• [Given exercise]
Each entry has to be copied exactly, with nothing missed.

----- Extracted information -----

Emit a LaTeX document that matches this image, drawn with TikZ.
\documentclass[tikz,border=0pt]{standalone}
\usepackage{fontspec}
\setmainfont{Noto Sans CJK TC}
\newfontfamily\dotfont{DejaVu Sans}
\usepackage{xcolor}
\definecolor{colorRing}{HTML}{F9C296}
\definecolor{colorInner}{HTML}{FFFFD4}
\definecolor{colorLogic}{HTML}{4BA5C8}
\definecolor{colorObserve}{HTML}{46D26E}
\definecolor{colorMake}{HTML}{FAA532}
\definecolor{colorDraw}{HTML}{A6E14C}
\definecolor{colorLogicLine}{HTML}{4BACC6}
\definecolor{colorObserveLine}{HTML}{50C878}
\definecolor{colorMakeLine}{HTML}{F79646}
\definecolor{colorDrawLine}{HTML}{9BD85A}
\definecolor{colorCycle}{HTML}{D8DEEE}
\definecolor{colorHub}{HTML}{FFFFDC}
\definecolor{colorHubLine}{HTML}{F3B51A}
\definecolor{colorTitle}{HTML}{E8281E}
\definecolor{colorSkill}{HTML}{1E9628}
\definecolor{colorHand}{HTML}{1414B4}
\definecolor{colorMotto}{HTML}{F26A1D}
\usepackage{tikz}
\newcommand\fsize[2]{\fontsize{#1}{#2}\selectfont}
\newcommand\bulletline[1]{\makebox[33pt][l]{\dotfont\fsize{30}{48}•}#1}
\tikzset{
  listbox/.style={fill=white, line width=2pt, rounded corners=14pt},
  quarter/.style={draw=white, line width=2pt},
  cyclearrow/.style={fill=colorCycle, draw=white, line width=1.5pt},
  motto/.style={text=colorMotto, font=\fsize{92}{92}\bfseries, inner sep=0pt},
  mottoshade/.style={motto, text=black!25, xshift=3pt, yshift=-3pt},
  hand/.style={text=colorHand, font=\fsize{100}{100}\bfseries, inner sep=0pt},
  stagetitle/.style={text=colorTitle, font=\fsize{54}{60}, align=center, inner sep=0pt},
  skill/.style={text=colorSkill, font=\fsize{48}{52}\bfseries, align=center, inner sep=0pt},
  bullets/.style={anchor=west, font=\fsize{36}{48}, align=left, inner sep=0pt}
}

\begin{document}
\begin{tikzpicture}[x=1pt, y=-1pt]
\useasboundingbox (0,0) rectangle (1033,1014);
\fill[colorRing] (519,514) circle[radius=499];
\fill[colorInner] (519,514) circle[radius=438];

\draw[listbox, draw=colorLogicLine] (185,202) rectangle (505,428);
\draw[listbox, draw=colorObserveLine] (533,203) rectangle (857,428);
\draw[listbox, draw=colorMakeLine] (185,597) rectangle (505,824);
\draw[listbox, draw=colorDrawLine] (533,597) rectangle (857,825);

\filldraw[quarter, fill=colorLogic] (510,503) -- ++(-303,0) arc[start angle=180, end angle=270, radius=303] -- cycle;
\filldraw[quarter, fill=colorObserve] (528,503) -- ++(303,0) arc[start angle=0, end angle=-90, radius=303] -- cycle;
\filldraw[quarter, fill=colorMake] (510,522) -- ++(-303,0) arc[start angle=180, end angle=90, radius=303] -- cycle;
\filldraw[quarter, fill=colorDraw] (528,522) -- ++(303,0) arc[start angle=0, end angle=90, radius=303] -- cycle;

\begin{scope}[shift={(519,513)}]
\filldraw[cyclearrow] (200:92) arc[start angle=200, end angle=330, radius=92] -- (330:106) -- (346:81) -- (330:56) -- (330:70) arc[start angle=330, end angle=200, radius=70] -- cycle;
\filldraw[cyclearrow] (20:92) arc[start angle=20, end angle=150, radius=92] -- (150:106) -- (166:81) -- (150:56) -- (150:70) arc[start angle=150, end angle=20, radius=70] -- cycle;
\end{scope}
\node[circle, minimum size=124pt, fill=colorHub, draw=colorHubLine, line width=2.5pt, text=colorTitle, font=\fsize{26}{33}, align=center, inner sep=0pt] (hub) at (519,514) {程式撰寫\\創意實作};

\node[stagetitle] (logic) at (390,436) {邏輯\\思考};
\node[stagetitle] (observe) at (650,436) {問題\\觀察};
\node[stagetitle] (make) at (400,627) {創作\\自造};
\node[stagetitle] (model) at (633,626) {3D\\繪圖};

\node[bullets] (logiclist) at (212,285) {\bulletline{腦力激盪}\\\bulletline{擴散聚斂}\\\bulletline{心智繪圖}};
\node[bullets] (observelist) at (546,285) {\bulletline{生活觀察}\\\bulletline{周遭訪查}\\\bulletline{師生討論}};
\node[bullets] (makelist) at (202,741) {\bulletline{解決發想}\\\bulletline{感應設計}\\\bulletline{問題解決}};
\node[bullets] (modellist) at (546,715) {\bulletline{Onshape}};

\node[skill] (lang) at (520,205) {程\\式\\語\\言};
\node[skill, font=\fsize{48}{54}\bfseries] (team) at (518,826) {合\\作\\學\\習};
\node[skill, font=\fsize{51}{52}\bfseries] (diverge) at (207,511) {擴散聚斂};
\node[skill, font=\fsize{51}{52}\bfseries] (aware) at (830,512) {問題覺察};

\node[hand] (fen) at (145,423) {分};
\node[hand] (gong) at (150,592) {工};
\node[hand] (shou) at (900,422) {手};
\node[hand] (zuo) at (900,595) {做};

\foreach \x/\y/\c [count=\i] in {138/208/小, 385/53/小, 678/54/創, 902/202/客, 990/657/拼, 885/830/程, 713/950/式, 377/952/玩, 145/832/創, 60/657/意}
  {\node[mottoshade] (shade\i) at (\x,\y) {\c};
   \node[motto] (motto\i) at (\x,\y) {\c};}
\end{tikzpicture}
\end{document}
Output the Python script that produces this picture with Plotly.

-----

• [Solution to the problem]
Emit a LaTeX document that matches this image, drawn with TikZ.
\documentclass[tikz,border=0pt]{standalone}
\usepackage{fontspec}
\setmainfont{Noto Sans CJK TC}
\newfontfamily\dotfont{DejaVu Sans}
\usepackage{xcolor}
\definecolor{colorRing}{HTML}{F9C296}
\definecolor{colorInner}{HTML}{FFFFD4}
\definecolor{colorLogic}{HTML}{4BA5C8}
\definecolor{colorObserve}{HTML}{46D26E}
\definecolor{colorMake}{HTML}{FAA532}
\definecolor{colorDraw}{HTML}{A6E14C}
\definecolor{colorLogicLine}{HTML}{4BACC6}
\definecolor{colorObserveLine}{HTML}{50C878}
\definecolor{colorMakeLine}{HTML}{F79646}
\definecolor{colorDrawLine}{HTML}{9BD85A}
\definecolor{colorCycle}{HTML}{D8DEEE}
\definecolor{colorHub}{HTML}{FFFFDC}
\definecolor{colorHubLine}{HTML}{F3B51A}
\definecolor{colorTitle}{HTML}{E8281E}
\definecolor{colorSkill}{HTML}{1E9628}
\definecolor{colorHand}{HTML}{1414B4}
\definecolor{colorMotto}{HTML}{F26A1D}
\usepackage{tikz}
\newcommand\fsize[2]{\fontsize{#1}{#2}\selectfont}
\newcommand\bulletline[1]{\makebox[33pt][l]{\dotfont\fsize{30}{48}•}#1}
\tikzset{
  listbox/.style={fill=white, line width=2pt, rounded corners=14pt},
  quarter/.style={draw=white, line width=2pt},
  cyclearrow/.style={fill=colorCycle, draw=white, line width=1.5pt},
  motto/.style={text=colorMotto, font=\fsize{92}{92}\bfseries, inner sep=0pt},
  mottoshade/.style={motto, text=black!25, xshift=3pt, yshift=-3pt},
  hand/.style={text=colorHand, font=\fsize{100}{100}\bfseries, inner sep=0pt},
  stagetitle/.style={text=colorTitle, font=\fsize{54}{60}, align=center, inner sep=0pt},
  skill/.style={text=colorSkill, font=\fsize{48}{52}\bfseries, align=center, inner sep=0pt},
  bullets/.style={anchor=west, font=\fsize{36}{48}, align=left, inner sep=0pt}
}

\begin{document}
\begin{tikzpicture}[x=1pt, y=-1pt]
\useasboundingbox (0,0) rectangle (1033,1014);
\fill[colorRing] (519,514) circle[radius=499];
\fill[colorInner] (519,514) circle[radius=438];

\draw[listbox, draw=colorLogicLine] (185,202) rectangle (505,428);
\draw[listbox, draw=colorObserveLine] (533,203) rectangle (857,428);
\draw[listbox, draw=colorMakeLine] (185,597) rectangle (505,824);
\draw[listbox, draw=colorDrawLine] (533,597) rectangle (857,825);

\filldraw[quarter, fill=colorLogic] (510,503) -- ++(-303,0) arc[start angle=180, end angle=270, radius=303] -- cycle;
\filldraw[quarter, fill=colorObserve] (528,503) -- ++(303,0) arc[start angle=0, end angle=-90, radius=303] -- cycle;
\filldraw[quarter, fill=colorMake] (510,522) -- ++(-303,0) arc[start angle=180, end angle=90, radius=303] -- cycle;
\filldraw[quarter, fill=colorDraw] (528,522) -- ++(303,0) arc[start angle=0, end angle=90, radius=303] -- cycle;

\begin{scope}[shift={(519,513)}]
\filldraw[cyclearrow] (200:92) arc[start angle=200, end angle=330, radius=92] -- (330:106) -- (346:81) -- (330:56) -- (330:70) arc[start angle=330, end angle=200, radius=70] -- cycle;
\filldraw[cyclearrow] (20:92) arc[start angle=20, end angle=150, radius=92] -- (150:106) -- (166:81) -- (150:56) -- (150:70) arc[start angle=150, end angle=20, radius=70] -- cycle;
\end{scope}
\node[circle, minimum size=124pt, fill=colorHub, draw=colorHubLine, line width=2.5pt, text=colorTitle, font=\fsize{26}{33}, align=center, inner sep=0pt] (hub) at (519,514) {程式撰寫\\創意實作};

\node[stagetitle] (logic) at (390,436) {邏輯\\思考};
\node[stagetitle] (observe) at (650,436) {問題\\觀察};
\node[stagetitle] (make) at (400,627) {創作\\自造};
\node[stagetitle] (model) at (633,626) {3D\\繪圖};

\node[bullets] (logiclist) at (212,285) {\bulletline{腦力激盪}\\\bulletline{擴散聚斂}\\\bulletline{心智繪圖}};
\node[bullets] (observelist) at (546,285) {\bulletline{生活觀察}\\\bulletline{周遭訪查}\\\bulletline{師生討論}};
\node[bullets] (makelist) at (202,741) {\bulletline{解決發想}\\\bulletline{感應設計}\\\bulletline{問題解決}};
\node[bullets] (modellist) at (546,715) {\bulletline{Onshape}};

\node[skill] (lang) at (520,205) {程\\式\\語\\言};
\node[skill, font=\fsize{48}{54}\bfseries] (team) at (518,826) {合\\作\\學\\習};
\node[skill, font=\fsize{51}{52}\bfseries] (diverge) at (207,511) {擴散聚斂};
\node[skill, font=\fsize{51}{52}\bfseries] (aware) at (830,512) {問題覺察};

\node[hand] (fen) at (145,423) {分};
\node[hand] (gong) at (150,592) {工};
\node[hand] (shou) at (900,422) {手};
\node[hand] (zuo) at (900,595) {做};

\foreach \x/\y/\c [count=\i] in {138/208/小, 385/53/小, 678/54/創, 902/202/客, 990/657/拼, 885/830/程, 713/950/式, 377/952/玩, 145/832/創, 60/657/意}
  {\node[mottoshade] (shade\i) at (\x,\y) {\c};
   \node[motto] (motto\i) at (\x,\y) {\c};}
\end{tikzpicture}
\end{document}
Output the Python script that produces this picture with Plotly.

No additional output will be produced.